Saturday, May 12, 2012

Winning the Lottery

I was just re-reading the post I wrote about Hangzhou a year ago and found I had written this:
"Next time I will come back to Hangzhou, and go to the edge of the desert to see Dunhuang and geek out at the collection of Buddhist caves there (and ride out to the Gobi in a camel), and go to see the Xinjiang Autonomous region in Urumqi, and the grasslands of Inner Mongolia, the panda bears in Chengdu, a re-visit to beautiful Qingdao, the Shaolin temple near Luoyang (which, much to my chagrin, I realized was really close much too late), and the gardens in Suzhou. I also need to go to Tokyo and Kyoto and to see Mount Fuji in Japan. I need to see Seoul, South Korea, and Ulaanbaatar, Mongolia. I need to ride the transsiberian from Beijing to Saint Petersburg."

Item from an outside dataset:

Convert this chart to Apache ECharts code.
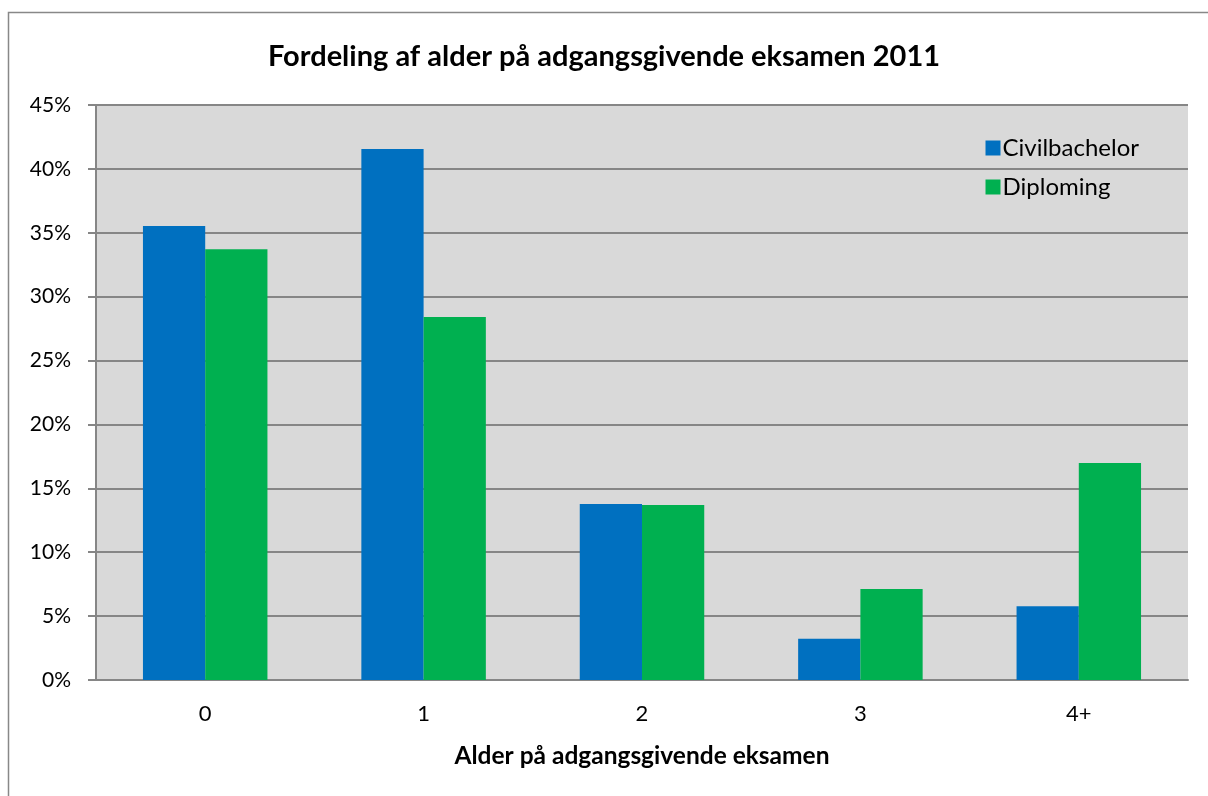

When I read those words, the itch that has been bothering me for days - no, weeks - took form. I've been solidly settled in Brooklyn for six (almost seven) months now and have not really made a significant journey since I got here. I find that extraordinarily bizarre as I am in constant movement, constant change. I hate being stuck to a place for so long, and am finding hard to fight the urge to travel. Call me a location commitmentphobe. Or nomad. I get stressed and twitchy and annoyed.
But there is so much out there to see and experience that not seeing and experiencing it seems like a bit of a waste. In a way, there is nothing really stopping me from booking a flight to Ulaanbaatar or Tokyo to Saint Petersburg when my next paycheck comes in. I could do it. Of course, that would mean not paying rent or something. And probably getting fired. Perhaps my priorities have shifted.
My mom makes me buy a lottery ticket whenever the jackpot gets high. Although we haven't won, I often find myself thinking about what I would do if we did.
Here's what I would do:
(1) Pay off my student loans,
(2) Finance my short film,
(3) Book a ticket to Ulaanbataar/Tokyo/Saint Petersburg and spend some time traveling the world.
(4) Buy one of the brownstones over on Prospect Park West.

Pretty straightforward.
Honestly, the one that excites me the most is number three. I love to travel. I love airplanes and airports (yes, I grumble about airports a lot, but there's something to them...they're quite magical, interesting, unique spaces). I love getting lost in cities. And taking the wrong train. And finding a beautiful place that I would not find anywhere else. I love discovering new flavors, new textures. I love meeting new people.
Today, when I dropped my brother off at the Grand Central Terminal Airport shuttle, I wanted to jump into the van with him, get to LGA and buy a ticket to some random place I haven't been to before and just go. I wanted to be impulsive.
Admittedly, my tiredness won over (I was too sleepy to be impulsive at 7 am). But I miss that feeling of being in transit, of being excited about a new place, and sad about leaving the old one.
Don't get me wrong. I love Brooklyn. I love my life in NYC.
But perhaps, I am beginning to think that there is still too much world out there to see.